*Aim*: Omit all pictures, then retype the data exactly as given.

## START

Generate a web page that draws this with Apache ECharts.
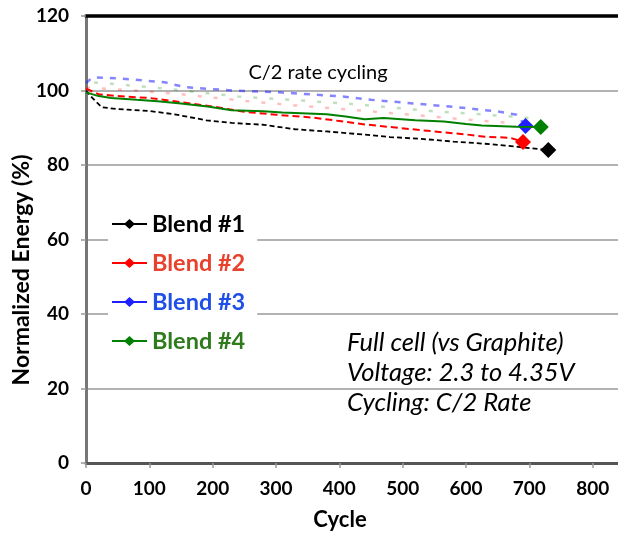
<!DOCTYPE html>
<html><head><meta charset="utf-8">
<script src="https://cdn.jsdelivr.net/npm/echarts@6.0.0/dist/echarts.min.js"></script>
<style>html,body{margin:0;padding:0;background:#fff}#c{width:618px;height:533px}</style>
</head><body><div id="c"></div>
<script>
// ---- data ----
const xTickValues = [0,100,200,300,400,500,600,700,800];
const yTickValues = [0,20,40,60,80,100,120];
const seriesNames = ['Blend #1','Blend #2','Blend #3','Blend #4'];

const blend1Cycles = [0,10,25,50,100,140,190,230,280,330,380,430,480,530,580,630,675,730];
const blend1Energy = [100,98,95.5,95,94.5,93.6,92,91.3,90.8,89.6,89,88.3,87.5,87,86.3,85.7,85,84];

const blend2Cycles = [0,20,50,100,140,200,250,300,360,400,440,480,550,600,630,670,690];
const blend2Energy = [100.5,99,98.5,98,97.1,95.7,94.3,93.5,92.7,91.8,90.9,90.2,89,88.2,87.6,87.3,86.2];

const blend3Cycles = [0,10,50,124,156,230,306,405,450,498,586,649,680,694];
const blend3Energy = [102,103.5,103.3,102.2,100.9,100,99.5,98.4,97.5,96.8,95.5,94.4,93.5,90.5];

const blend4Cycles = [0,20,40,80,113,150,192,230,280,310,380,410,440,470,520,565,600,625,680,718];
const blend4Energy = [99.5,98.5,98,97.5,97.1,96.5,95.7,94.7,94.4,94.1,93.6,93,92.3,92.6,92,91.7,91,90.6,90.3,90.2];

// faint upper traces visible behind the main curves
const blend2UpperCycles = [0,60,150,250,330,420,520,600,670];
const blend2UpperEnergy = [100.8,100.2,99,97.2,96,94.8,93.4,92.2,91.3];
const blend4UpperCycles = [0,40,120,240,330,420,550,650,700];
const blend4UpperEnergy = [102.3,101.8,100.6,98.4,97.4,96.4,94.4,93.3,92.6];

const lineColors = ['#000000','#ff0000','#2020ff','#008000'];
const legendTextColors = ['#000000','#e8412c','#1f4fe6','#2e7a1c'];

// ---- build ----
function pts(cycles, vals, marker){
  return cycles.map((c,i)=> (marker && i===cycles.length-1)
    ? {value:[c,vals[i]], symbol:'diamond', symbolSize:16}
    : {value:[c,vals[i]]});
}
const seriesData = [
  pts(blend1Cycles, blend1Energy, true),
  pts(blend2Cycles, blend2Energy, true),
  pts(blend3Cycles, blend3Energy, true),
  pts(blend4Cycles, blend4Energy, true)
];
const lineTypes = [[5,3],[7,4],[6,7],'solid'];
const lineWidths = [1.8,2,2.5,2];
const lineOpac = [1,1,0.55,1];

const FONT = 'Lato, "Open Sans", sans-serif';
const chart = echarts.init(document.getElementById('c'), null, {renderer:'canvas'});
const legendIcon = 'path://M0,4H13V6H0Z M12,5 L17.5,0 L23,5 L17.5,10Z M22,4H35V6H22Z';

const mainSeries = seriesNames.map((n,i)=>({
  name:n, type:'line', xAxisIndex:0,
  data: seriesData[i],
  symbol:'none', showSymbol:true, z: [3,4,2,5][i],
  itemStyle:{color:lineColors[i], opacity:1},
  lineStyle:{color:lineColors[i], width:lineWidths[i], type:lineTypes[i], opacity:lineOpac[i]},
  emphasis:{disabled:true}
}));
const ghost = (name, cyc, val, color, dashOff) => ({
  name:name, type:'line', data: pts(cyc, val, false), symbol:'none', z:1,
  itemStyle:{color:color}, lineStyle:{color:color, width:2.5, type:[4,12], dashOffset:dashOff, opacity:0.25},
  emphasis:{disabled:true}
});

chart.setOption({
  animation:false,
  backgroundColor:'#fff',
  grid:{left:86, right:0, top:16, bottom:70, containLabel:false},
  xAxis:[{
    type:'value', min:0, max:840, interval:100,
    axisLine:{show:true, lineStyle:{color:'#555', width:3}},
    axisTick:{show:true, length:5, lineStyle:{color:'#999', width:1.5}},
    axisLabel:{showMaxLabel:false, color:'#000', fontFamily:FONT, fontWeight:'bold', fontSize:19, margin:16},
    splitLine:{show:false}
  },{
    type:'value', position:'top', min:0, max:840,
    axisLine:{show:true, onZero:false, lineStyle:{color:'#000', width:3.5}},
    axisTick:{show:false}, axisLabel:{show:false}, splitLine:{show:false}
  }],
  yAxis:{
    type:'value', min:0, max:120, interval:20,
    axisLine:{show:true, lineStyle:{color:'#777', width:3}},
    axisTick:{show:true, length:5, lineStyle:{color:'#999', width:1.5}},
    axisLabel:{color:'#000', fontFamily:FONT, fontWeight:'bold', fontSize:19, margin:17},
    splitLine:{show:true, lineStyle:{color:'#999', width:1.5}}
  },
  legend:{
    orient:'vertical', left:108, top:208,
    backgroundColor:'#fff', padding:[4,12,4,4],
    itemWidth:35, itemHeight:10, itemGap:15,
    icon:legendIcon,
    itemStyle:{opacity:1, borderWidth:0},
    lineStyle:{opacity:1},
    textStyle:{fontFamily:FONT, fontWeight:'bold', fontSize:23.5, lineHeight:24},
    data: seriesNames.map((n,i)=>({
      name:n,
      itemStyle:{color:lineColors[i], opacity:1, borderWidth:0},
      lineStyle:{color:lineColors[i], opacity:1},
      textStyle:{color:legendTextColors[i]}
    }))
  },
  series: mainSeries.concat([
    ghost('Blend #2', blend2UpperCycles, blend2UpperEnergy, '#ff0000', 0),
    ghost('Blend #4', blend4UpperCycles, blend4UpperEnergy, '#008000', 8)
  ]),
  graphic:[
    {type:'text', x:22, y:270, rotation:Math.PI/2,
     style:{text:'Normalized Energy (%)', fill:'#000', font:'bold 23px '+FONT, align:'center', verticalAlign:'middle'}},
    {type:'text', x:340, y:520,
     style:{text:'Cycle', fill:'#000', font:'bold 22px '+FONT, align:'center', verticalAlign:'middle'}},
    {type:'text', x:318, y:73,
     style:{text:'C/2 rate cycling', fill:'#000', font:'20px '+FONT, align:'center', verticalAlign:'middle'}},
    {type:'rect', shape:{x:332, y:325, width:251, height:92}, style:{fill:'#fff'}},
    {type:'text', x:347, y:343, style:{text:'Full cell (vs Graphite)', fill:'#000', font:'italic 25.5px '+FONT, verticalAlign:'middle'}},
    {type:'text', x:347, y:373, style:{text:'Voltage: 2.3 to 4.35V', fill:'#000', font:'italic 25.5px '+FONT, verticalAlign:'middle'}},
    {type:'text', x:347, y:403, style:{text:'Cycling: C/2 Rate', fill:'#000', font:'italic 25.5px '+FONT, verticalAlign:'middle'}}
  ]
});
</script></body></html>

## END

*Solution for this problem*:
Generate a web page that draws this with Apache ECharts.
<!DOCTYPE html>
<html><head><meta charset="utf-8">
<script src="https://cdn.jsdelivr.net/npm/echarts@6.0.0/dist/echarts.min.js"></script>
<style>html,body{margin:0;padding:0;background:#fff}#c{width:618px;height:533px}</style>
</head><body><div id="c"></div>
<script>
// ---- data ----
const xTickValues = [0,100,200,300,400,500,600,700,800];
const yTickValues = [0,20,40,60,80,100,120];
const seriesNames = ['Blend #1','Blend #2','Blend #3','Blend #4'];

const blend1Cycles = [0,10,25,50,100,140,190,230,280,330,380,430,480,530,580,630,675,730];
const blend1Energy = [100,98,95.5,95,94.5,93.6,92,91.3,90.8,89.6,89,88.3,87.5,87,86.3,85.7,85,84];

const blend2Cycles = [0,20,50,100,140,200,250,300,360,400,440,480,550,600,630,670,690];
const blend2Energy = [100.5,99,98.5,98,97.1,95.7,94.3,93.5,92.7,91.8,90.9,90.2,89,88.2,87.6,87.3,86.2];

const blend3Cycles = [0,10,50,124,156,230,306,405,450,498,586,649,680,694];
const blend3Energy = [102,103.5,103.3,102.2,100.9,100,99.5,98.4,97.5,96.8,95.5,94.4,93.5,90.5];

const blend4Cycles = [0,20,40,80,113,150,192,230,280,310,380,410,440,470,520,565,600,625,680,718];
const blend4Energy = [99.5,98.5,98,97.5,97.1,96.5,95.7,94.7,94.4,94.1,93.6,93,92.3,92.6,92,91.7,91,90.6,90.3,90.2];

// faint upper traces visible behind the main curves
const blend2UpperCycles = [0,60,150,250,330,420,520,600,670];
const blend2UpperEnergy = [100.8,100.2,99,97.2,96,94.8,93.4,92.2,91.3];
const blend4UpperCycles = [0,40,120,240,330,420,550,650,700];
const blend4UpperEnergy = [102.3,101.8,100.6,98.4,97.4,96.4,94.4,93.3,92.6];

const lineColors = ['#000000','#ff0000','#2020ff','#008000'];
const legendTextColors = ['#000000','#e8412c','#1f4fe6','#2e7a1c'];

// ---- build ----
function pts(cycles, vals, marker){
  return cycles.map((c,i)=> (marker && i===cycles.length-1)
    ? {value:[c,vals[i]], symbol:'diamond', symbolSize:16}
    : {value:[c,vals[i]]});
}
const seriesData = [
  pts(blend1Cycles, blend1Energy, true),
  pts(blend2Cycles, blend2Energy, true),
  pts(blend3Cycles, blend3Energy, true),
  pts(blend4Cycles, blend4Energy, true)
];
const lineTypes = [[5,3],[7,4],[6,7],'solid'];
const lineWidths = [1.8,2,2.5,2];
const lineOpac = [1,1,0.55,1];

const FONT = 'Lato, "Open Sans", sans-serif';
const chart = echarts.init(document.getElementById('c'), null, {renderer:'canvas'});
const legendIcon = 'path://M0,4H13V6H0Z M12,5 L17.5,0 L23,5 L17.5,10Z M22,4H35V6H22Z';

const mainSeries = seriesNames.map((n,i)=>({
  name:n, type:'line', xAxisIndex:0,
  data: seriesData[i],
  symbol:'none', showSymbol:true, z: [3,4,2,5][i],
  itemStyle:{color:lineColors[i], opacity:1},
  lineStyle:{color:lineColors[i], width:lineWidths[i], type:lineTypes[i], opacity:lineOpac[i]},
  emphasis:{disabled:true}
}));
const ghost = (name, cyc, val, color, dashOff) => ({
  name:name, type:'line', data: pts(cyc, val, false), symbol:'none', z:1,
  itemStyle:{color:color}, lineStyle:{color:color, width:2.5, type:[4,12], dashOffset:dashOff, opacity:0.25},
  emphasis:{disabled:true}
});

chart.setOption({
  animation:false,
  backgroundColor:'#fff',
  grid:{left:86, right:0, top:16, bottom:70, containLabel:false},
  xAxis:[{
    type:'value', min:0, max:840, interval:100,
    axisLine:{show:true, lineStyle:{color:'#555', width:3}},
    axisTick:{show:true, length:5, lineStyle:{color:'#999', width:1.5}},
    axisLabel:{showMaxLabel:false, color:'#000', fontFamily:FONT, fontWeight:'bold', fontSize:19, margin:16},
    splitLine:{show:false}
  },{
    type:'value', position:'top', min:0, max:840,
    axisLine:{show:true, onZero:false, lineStyle:{color:'#000', width:3.5}},
    axisTick:{show:false}, axisLabel:{show:false}, splitLine:{show:false}
  }],
  yAxis:{
    type:'value', min:0, max:120, interval:20,
    axisLine:{show:true, lineStyle:{color:'#777', width:3}},
    axisTick:{show:true, length:5, lineStyle:{color:'#999', width:1.5}},
    axisLabel:{color:'#000', fontFamily:FONT, fontWeight:'bold', fontSize:19, margin:17},
    splitLine:{show:true, lineStyle:{color:'#999', width:1.5}}
  },
  legend:{
    orient:'vertical', left:108, top:208,
    backgroundColor:'#fff', padding:[4,12,4,4],
    itemWidth:35, itemHeight:10, itemGap:15,
    icon:legendIcon,
    itemStyle:{opacity:1, borderWidth:0},
    lineStyle:{opacity:1},
    textStyle:{fontFamily:FONT, fontWeight:'bold', fontSize:23.5, lineHeight:24},
    data: seriesNames.map((n,i)=>({
      name:n,
      itemStyle:{color:lineColors[i], opacity:1, borderWidth:0},
      lineStyle:{color:lineColors[i], opacity:1},
      textStyle:{color:legendTextColors[i]}
    }))
  },
  series: mainSeries.concat([
    ghost('Blend #2', blend2UpperCycles, blend2UpperEnergy, '#ff0000', 0),
    ghost('Blend #4', blend4UpperCycles, blend4UpperEnergy, '#008000', 8)
  ]),
  graphic:[
    {type:'text', x:22, y:270, rotation:Math.PI/2,
     style:{text:'Normalized Energy (%)', fill:'#000', font:'bold 23px '+FONT, align:'center', verticalAlign:'middle'}},
    {type:'text', x:340, y:520,
     style:{text:'Cycle', fill:'#000', font:'bold 22px '+FONT, align:'center', verticalAlign:'middle'}},
    {type:'text', x:318, y:73,
     style:{text:'C/2 rate cycling', fill:'#000', font:'20px '+FONT, align:'center', verticalAlign:'middle'}},
    {type:'rect', shape:{x:332, y:325, width:251, height:92}, style:{fill:'#fff'}},
    {type:'text', x:347, y:343, style:{text:'Full cell (vs Graphite)', fill:'#000', font:'italic 25.5px '+FONT, verticalAlign:'middle'}},
    {type:'text', x:347, y:373, style:{text:'Voltage: 2.3 to 4.35V', fill:'#000', font:'italic 25.5px '+FONT, verticalAlign:'middle'}},
    {type:'text', x:347, y:403, style:{text:'Cycling: C/2 Rate', fill:'#000', font:'italic 25.5px '+FONT, verticalAlign:'middle'}}
  ]
});
</script></body></html>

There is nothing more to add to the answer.